### RAW DATA
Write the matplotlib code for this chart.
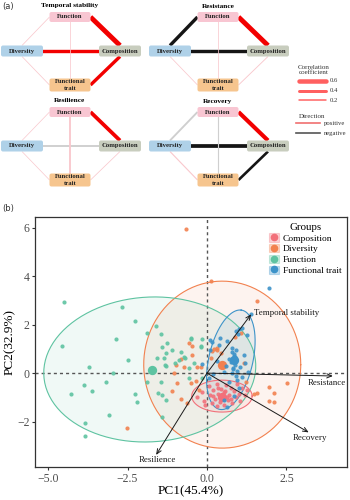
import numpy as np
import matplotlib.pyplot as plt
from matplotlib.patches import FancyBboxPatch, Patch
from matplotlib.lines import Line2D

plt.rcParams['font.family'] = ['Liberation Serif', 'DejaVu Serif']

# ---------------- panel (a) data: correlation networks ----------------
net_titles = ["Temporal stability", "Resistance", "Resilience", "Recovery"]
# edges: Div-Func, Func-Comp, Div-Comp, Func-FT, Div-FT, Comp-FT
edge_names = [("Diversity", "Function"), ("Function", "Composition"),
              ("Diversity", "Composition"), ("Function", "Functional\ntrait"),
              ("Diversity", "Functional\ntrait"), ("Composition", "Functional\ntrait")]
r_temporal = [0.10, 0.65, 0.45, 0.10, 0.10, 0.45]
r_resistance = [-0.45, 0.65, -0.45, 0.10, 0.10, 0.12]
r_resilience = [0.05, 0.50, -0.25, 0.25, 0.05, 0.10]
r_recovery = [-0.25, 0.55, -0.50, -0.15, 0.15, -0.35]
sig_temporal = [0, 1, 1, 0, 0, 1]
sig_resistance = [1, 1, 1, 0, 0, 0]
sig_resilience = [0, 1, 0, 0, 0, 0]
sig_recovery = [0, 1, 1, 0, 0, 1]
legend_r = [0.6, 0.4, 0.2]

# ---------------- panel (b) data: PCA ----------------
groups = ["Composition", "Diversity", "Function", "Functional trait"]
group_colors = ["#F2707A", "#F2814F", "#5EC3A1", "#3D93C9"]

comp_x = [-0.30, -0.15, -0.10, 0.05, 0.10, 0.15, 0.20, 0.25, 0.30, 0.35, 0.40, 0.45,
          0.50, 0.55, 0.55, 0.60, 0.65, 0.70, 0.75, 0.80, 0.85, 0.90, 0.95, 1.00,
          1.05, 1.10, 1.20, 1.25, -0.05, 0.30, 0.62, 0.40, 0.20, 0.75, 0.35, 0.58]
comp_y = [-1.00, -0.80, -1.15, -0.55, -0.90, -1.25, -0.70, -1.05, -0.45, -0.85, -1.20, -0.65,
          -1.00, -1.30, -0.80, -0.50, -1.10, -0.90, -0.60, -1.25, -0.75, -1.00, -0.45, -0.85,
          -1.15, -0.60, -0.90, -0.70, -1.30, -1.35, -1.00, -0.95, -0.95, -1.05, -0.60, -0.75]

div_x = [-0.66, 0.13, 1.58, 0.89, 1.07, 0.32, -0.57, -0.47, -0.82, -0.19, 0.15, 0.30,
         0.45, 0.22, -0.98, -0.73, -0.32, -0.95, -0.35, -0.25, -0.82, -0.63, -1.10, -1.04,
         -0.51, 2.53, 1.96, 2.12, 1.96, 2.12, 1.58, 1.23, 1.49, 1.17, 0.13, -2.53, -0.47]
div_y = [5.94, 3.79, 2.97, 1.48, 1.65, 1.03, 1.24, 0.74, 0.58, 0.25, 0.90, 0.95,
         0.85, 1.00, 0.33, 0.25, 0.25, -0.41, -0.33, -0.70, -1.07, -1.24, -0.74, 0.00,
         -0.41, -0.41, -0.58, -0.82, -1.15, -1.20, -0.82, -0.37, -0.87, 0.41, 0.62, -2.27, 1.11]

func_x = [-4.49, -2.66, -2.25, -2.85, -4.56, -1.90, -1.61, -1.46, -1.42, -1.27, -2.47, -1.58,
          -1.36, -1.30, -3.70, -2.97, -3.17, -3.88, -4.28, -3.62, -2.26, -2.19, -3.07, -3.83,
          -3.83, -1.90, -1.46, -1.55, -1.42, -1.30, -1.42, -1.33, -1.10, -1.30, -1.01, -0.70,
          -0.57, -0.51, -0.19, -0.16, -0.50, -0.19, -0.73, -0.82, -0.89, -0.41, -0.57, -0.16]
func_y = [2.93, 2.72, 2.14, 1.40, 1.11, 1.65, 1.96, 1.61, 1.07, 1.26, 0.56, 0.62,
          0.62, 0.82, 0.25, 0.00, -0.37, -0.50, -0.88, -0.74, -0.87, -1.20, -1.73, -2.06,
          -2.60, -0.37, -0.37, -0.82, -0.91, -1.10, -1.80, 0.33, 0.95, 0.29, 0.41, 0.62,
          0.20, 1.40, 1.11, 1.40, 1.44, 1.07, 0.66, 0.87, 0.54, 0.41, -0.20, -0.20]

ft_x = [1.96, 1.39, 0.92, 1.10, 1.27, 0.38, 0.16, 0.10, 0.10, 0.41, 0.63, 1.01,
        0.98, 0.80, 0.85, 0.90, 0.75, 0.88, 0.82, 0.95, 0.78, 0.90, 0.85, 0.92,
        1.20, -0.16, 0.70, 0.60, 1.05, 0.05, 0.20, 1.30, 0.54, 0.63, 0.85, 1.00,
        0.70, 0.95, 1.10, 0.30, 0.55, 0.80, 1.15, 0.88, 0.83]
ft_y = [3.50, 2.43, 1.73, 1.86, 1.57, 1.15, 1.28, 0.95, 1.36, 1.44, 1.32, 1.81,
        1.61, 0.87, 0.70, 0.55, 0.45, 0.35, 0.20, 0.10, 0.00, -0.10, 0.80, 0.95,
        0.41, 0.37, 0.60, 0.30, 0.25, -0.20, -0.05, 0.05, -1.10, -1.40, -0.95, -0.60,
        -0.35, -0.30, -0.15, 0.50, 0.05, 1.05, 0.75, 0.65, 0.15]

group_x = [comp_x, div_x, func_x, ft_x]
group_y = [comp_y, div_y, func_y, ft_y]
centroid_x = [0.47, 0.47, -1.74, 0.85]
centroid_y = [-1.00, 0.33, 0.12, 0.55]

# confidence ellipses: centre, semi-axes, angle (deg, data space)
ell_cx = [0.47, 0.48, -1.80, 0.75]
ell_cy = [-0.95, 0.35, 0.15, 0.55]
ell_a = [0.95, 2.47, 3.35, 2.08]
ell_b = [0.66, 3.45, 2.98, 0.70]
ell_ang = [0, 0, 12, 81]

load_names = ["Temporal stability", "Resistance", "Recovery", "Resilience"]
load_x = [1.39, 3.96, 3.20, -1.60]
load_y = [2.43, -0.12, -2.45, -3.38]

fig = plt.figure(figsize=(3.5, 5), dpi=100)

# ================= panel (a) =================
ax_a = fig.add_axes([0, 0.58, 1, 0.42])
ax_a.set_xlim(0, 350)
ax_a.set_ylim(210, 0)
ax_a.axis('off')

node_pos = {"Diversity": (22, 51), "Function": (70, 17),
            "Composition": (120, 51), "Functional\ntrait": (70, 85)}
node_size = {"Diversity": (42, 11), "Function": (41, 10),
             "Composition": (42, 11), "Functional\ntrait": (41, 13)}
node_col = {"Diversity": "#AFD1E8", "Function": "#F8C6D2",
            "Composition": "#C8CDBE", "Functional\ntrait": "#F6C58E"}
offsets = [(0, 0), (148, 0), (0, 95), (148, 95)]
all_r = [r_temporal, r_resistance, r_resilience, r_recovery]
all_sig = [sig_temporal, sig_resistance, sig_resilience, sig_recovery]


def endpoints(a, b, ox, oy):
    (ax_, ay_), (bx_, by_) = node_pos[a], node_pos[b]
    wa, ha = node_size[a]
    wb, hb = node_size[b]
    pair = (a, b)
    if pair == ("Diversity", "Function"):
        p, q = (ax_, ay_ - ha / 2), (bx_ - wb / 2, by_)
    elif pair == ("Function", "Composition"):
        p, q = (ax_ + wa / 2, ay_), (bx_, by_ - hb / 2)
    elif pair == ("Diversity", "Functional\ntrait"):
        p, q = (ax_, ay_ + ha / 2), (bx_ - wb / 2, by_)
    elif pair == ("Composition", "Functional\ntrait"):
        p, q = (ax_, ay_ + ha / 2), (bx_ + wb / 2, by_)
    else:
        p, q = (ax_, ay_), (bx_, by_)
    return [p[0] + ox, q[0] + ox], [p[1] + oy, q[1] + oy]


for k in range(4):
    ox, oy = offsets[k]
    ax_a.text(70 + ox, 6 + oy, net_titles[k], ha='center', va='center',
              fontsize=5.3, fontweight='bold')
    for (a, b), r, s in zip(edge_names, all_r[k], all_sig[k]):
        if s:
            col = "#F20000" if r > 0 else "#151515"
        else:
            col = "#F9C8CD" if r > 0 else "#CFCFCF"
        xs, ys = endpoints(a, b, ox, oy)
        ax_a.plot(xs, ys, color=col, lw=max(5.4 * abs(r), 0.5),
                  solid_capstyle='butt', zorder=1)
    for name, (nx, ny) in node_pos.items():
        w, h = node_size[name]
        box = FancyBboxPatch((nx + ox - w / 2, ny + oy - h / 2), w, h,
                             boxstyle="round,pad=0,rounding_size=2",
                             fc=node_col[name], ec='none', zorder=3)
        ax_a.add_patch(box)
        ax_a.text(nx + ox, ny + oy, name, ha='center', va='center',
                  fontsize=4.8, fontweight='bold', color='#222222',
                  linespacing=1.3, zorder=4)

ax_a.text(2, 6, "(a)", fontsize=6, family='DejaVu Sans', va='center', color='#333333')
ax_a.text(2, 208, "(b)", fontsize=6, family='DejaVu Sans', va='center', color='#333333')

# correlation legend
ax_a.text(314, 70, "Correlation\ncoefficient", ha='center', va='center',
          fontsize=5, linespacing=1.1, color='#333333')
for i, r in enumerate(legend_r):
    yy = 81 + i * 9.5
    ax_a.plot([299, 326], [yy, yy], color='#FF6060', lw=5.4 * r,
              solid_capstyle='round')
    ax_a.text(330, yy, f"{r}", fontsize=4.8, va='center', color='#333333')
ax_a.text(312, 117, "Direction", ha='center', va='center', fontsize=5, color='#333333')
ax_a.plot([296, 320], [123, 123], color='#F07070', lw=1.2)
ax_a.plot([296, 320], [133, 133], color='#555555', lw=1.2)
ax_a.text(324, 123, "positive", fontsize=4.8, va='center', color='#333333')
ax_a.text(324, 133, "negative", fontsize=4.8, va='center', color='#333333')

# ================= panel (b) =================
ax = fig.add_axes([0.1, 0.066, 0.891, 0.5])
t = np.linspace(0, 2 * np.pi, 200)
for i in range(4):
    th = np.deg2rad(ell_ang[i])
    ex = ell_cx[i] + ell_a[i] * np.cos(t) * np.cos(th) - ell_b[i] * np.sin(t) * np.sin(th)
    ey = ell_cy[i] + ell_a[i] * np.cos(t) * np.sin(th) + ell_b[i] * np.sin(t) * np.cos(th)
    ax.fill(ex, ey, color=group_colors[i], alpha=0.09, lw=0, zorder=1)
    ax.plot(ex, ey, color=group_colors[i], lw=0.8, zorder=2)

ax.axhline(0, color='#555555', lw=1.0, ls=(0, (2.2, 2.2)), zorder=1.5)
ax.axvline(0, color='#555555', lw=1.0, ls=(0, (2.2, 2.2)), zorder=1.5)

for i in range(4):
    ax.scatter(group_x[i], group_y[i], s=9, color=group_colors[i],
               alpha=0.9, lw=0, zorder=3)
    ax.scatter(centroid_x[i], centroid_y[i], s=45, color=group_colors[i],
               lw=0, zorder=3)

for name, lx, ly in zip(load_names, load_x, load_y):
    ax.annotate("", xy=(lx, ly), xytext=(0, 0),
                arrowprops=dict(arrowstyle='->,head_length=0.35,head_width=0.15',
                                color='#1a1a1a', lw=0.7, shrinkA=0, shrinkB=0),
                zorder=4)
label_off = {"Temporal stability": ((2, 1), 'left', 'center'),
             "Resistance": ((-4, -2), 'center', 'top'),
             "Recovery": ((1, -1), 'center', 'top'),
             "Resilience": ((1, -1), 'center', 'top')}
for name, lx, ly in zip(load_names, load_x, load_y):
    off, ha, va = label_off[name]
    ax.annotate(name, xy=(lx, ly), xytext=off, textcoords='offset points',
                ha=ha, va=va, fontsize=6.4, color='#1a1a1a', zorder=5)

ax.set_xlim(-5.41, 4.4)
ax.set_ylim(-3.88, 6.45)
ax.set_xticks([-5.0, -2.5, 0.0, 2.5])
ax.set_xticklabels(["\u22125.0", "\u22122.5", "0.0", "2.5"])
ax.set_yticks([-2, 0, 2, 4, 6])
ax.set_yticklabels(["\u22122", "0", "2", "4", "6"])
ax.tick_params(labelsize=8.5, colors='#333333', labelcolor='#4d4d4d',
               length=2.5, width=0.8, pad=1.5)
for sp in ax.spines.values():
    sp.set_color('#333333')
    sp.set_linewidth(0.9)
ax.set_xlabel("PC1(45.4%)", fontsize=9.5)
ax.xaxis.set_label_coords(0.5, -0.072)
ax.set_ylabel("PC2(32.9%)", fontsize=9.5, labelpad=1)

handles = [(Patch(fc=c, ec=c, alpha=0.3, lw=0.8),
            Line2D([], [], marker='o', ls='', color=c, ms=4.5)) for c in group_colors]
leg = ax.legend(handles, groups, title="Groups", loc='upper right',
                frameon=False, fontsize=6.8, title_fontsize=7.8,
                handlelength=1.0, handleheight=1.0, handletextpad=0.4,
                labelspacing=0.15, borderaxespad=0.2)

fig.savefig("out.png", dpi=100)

### TASK BRIEF
Restate, line by line and word for word, everything from the top of the material through the line that contains "from matplotlib.lines import Line2D". Leave pictures out.

### ANSWER TO THE TASK
Write the matplotlib code for this chart.
import numpy as np
import matplotlib.pyplot as plt
from matplotlib.patches import FancyBboxPatch, Patch
from matplotlib.lines import Line2D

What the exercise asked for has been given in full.